The Tbilisi City Court found Saakashvili, who led Georgia from 2004 to 2012, guilty of misappropriating 9 million lari ($3.24 million) from the state budget during his second term for “personal luxuries.”
Saakashvili has been serving a six-year sentence since October 2021, when he returned to Georgia and was immediately arrested. The new verdict extends his imprisonment by nine years.
The court ruled that Saakashvili issued secret decrees directing the Special State Protection Service to cover costs that the presidential administration and State Security could not legally finance, creating a legal cover for the embezzled funds.
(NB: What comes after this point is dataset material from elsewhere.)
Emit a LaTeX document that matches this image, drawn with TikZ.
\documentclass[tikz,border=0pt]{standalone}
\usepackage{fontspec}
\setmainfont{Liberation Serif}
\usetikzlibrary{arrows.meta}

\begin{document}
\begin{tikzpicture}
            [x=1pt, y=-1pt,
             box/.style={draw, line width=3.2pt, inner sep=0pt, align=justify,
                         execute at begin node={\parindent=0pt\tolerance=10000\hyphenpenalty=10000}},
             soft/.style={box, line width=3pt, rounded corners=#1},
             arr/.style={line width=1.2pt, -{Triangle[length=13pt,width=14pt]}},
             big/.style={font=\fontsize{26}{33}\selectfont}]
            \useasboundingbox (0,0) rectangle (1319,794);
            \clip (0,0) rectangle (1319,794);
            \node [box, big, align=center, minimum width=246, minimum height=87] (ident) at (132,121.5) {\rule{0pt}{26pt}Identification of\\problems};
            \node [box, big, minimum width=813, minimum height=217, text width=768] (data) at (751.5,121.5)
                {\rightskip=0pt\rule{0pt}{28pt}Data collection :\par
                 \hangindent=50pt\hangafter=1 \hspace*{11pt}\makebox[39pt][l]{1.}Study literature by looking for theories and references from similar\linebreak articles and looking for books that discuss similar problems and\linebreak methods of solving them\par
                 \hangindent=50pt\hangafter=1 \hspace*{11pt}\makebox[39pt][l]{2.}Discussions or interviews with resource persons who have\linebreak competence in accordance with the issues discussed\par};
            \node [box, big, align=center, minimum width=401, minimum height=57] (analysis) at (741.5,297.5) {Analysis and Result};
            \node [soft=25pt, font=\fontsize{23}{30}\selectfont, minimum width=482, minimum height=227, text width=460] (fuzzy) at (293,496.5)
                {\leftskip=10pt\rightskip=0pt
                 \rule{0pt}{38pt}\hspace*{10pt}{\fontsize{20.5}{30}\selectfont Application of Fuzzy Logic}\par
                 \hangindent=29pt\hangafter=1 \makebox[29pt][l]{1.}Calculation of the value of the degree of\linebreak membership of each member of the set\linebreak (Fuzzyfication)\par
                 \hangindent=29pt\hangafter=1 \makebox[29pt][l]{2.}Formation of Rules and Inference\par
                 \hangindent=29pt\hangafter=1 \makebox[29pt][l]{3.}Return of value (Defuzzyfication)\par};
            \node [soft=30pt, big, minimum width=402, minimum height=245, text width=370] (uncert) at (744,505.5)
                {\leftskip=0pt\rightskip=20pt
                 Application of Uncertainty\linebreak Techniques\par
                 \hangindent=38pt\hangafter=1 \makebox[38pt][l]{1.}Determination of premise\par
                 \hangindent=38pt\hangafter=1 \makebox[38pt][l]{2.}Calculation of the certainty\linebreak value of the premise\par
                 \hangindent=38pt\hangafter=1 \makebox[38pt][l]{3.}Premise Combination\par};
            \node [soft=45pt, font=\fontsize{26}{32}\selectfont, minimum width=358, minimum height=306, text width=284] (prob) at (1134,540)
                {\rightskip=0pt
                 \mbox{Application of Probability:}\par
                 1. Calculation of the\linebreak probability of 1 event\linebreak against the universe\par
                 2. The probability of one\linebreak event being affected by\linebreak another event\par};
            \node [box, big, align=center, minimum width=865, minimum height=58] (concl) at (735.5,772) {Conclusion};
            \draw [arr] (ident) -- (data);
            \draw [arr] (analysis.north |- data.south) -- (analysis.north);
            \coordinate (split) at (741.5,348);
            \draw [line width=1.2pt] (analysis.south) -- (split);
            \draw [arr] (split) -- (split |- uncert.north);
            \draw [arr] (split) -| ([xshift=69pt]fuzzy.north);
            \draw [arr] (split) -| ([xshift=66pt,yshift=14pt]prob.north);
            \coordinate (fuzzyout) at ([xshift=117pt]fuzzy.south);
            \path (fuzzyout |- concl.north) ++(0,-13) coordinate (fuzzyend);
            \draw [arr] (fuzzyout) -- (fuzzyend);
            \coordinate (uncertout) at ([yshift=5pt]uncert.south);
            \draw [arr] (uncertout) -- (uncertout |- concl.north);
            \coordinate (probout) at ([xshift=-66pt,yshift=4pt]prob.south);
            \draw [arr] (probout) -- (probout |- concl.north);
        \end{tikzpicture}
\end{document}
Teimuraz Janashia, the former head of the Special State Protection Service, was also charged in the case and fined 300,000 lari ($108,155). However, the judge said there was no evidence that Janashia had personally spent the allegedly misappropriated funds.
Both Saakashvili and Janashia pleaded not guilty.
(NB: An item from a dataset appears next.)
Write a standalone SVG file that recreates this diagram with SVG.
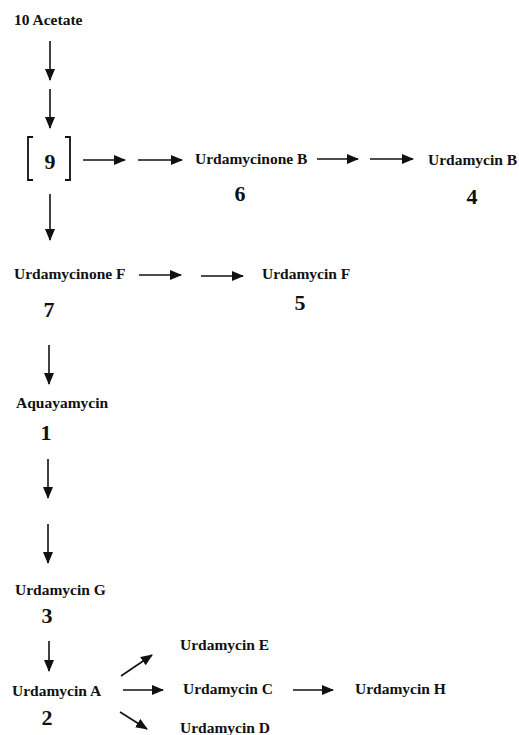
<svg xmlns="http://www.w3.org/2000/svg" width="519" height="735" viewBox="0 0 519 735">
<style>
.l{font-family:"Liberation Serif","Times New Roman",serif;font-weight:bold;font-size:15.5px;fill:#111}
.n{font-family:"Liberation Serif","Times New Roman",serif;font-weight:bold;font-size:22px;fill:#111;text-anchor:middle}
.c line{stroke:#111;stroke-width:1.6;marker-end:url(#ah)}
.br{fill:none;stroke:#111;stroke-width:1.8}
</style>
<defs>
<marker id="ah" markerUnits="userSpaceOnUse" markerWidth="12" markerHeight="10" refX="11" refY="5" orient="auto">
<path d="M0,0 L12,5 L0,10 Z" fill="#111"/>
</marker>
</defs>
<rect width="519" height="735" fill="#fff"/>
<g id="acetate"><text class="l" x="14" y="25">10 Acetate</text></g>
<g id="n9">
<path class="br" d="M33,137 H28 V180 H33"/>
<path class="br" d="M65,137 H70 V180 H65"/>
<text class="n" x="50" y="169" font-size="28">9</text>
</g>
<g id="n6"><text class="l" x="195" y="164">Urdamycinone B</text><text class="n" x="240" y="201">6</text></g>
<g id="n4"><text class="l" x="428" y="165">Urdamycin B</text><text class="n" x="472" y="204">4</text></g>
<g id="n7"><text class="l" x="14" y="279">Urdamycinone F</text><text class="n" x="49" y="317">7</text></g>
<g id="n5"><text class="l" x="262" y="279">Urdamycin F</text><text class="n" x="300" y="310">5</text></g>
<g id="n1"><text class="l" x="16" y="408">Aquayamycin</text><text class="n" x="46" y="440">1</text></g>
<g id="n3"><text class="l" x="15" y="595">Urdamycin G</text><text class="n" x="47" y="623">3</text></g>
<g id="n2"><text class="l" x="12" y="696">Urdamycin A</text><text class="n" x="47" y="725">2</text></g>
<g id="nE"><text class="l" x="180" y="650">Urdamycin E</text></g>
<g id="nC"><text class="l" x="183" y="694">Urdamycin C</text></g>
<g id="nH"><text class="l" x="355" y="694">Urdamycin H</text></g>
<g id="nD"><text class="l" x="180" y="733">Urdamycin D</text></g>
<g id="connectors" class="c">
<line x1="50" y1="41" x2="50" y2="80"/>
<line x1="50" y1="89" x2="50" y2="128"/>
<line x1="83" y1="160" x2="125" y2="160"/>
<line x1="138" y1="160" x2="182" y2="160"/>
<line x1="317" y1="159" x2="358" y2="159"/>
<line x1="370" y1="159" x2="413" y2="159"/>
<line x1="50" y1="194" x2="50" y2="240"/>
<line x1="139" y1="275" x2="181" y2="275"/>
<line x1="201" y1="276" x2="243" y2="276"/>
<line x1="49" y1="345" x2="49" y2="384"/>
<line x1="48" y1="459" x2="48" y2="498"/>
<line x1="48" y1="524" x2="48" y2="563"/>
<line x1="49" y1="641" x2="49" y2="671"/>
<line x1="121" y1="676" x2="152" y2="655"/>
<line x1="123" y1="690" x2="163" y2="690"/>
<line x1="293" y1="690" x2="333" y2="690"/>
<line x1="120" y1="712" x2="147" y2="729"/>
</g>
</svg>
Saakashvili was previously sentenced twice in absentia in 2018 for abuse of power. He received a three-year sentence for pardoning former Interior Ministry officials convicted of murdering Sandro Girgvliani, a senior bank employee found dead near Tbilisi. He also received a six-year sentence for allegedly ordering an attack on opposition lawmaker Valeri Gelashvili in 2005.
After leaving office, Saakashvili moved to Ukraine, where he briefly served as governor of the Odessa Black Sea region from 2015 to 2016. He was granted Ukrainian citizenship by President Petro Poroshenko in 2015 in exchange for supporting the Ukrainian revolution. Poroshenko revoked his citizenship in 2017.
Saakashvili could face additional prison time as he is currently facing two other charges. One relates to the dispersal of anti-government protests and the seizure of assets belonging to late billionaire and opposition figure Badri Patarkatsishvili in 2007. The other involves illegal border crossing.
Saakashvili denounced his 2021 arrest as "politically motivated," claiming that Georgian billionaire Bidzina Ivanishvili's ally, then-Prime Minister Irakli Garibashvili, threatened to extend his sentence if he did not “stop his political activity.”
“The sentence against me is an outrageous case of Political Persecution from a Russian oligarch to whom I peacefully handed power in 2012,” Saakashvili wrote on Facebook, calling on the international community to speak out “against all the injustices taking place in Georgia that includes multiple cases of political imprisonment and a crackdown on peaceful rallies and opposition media.”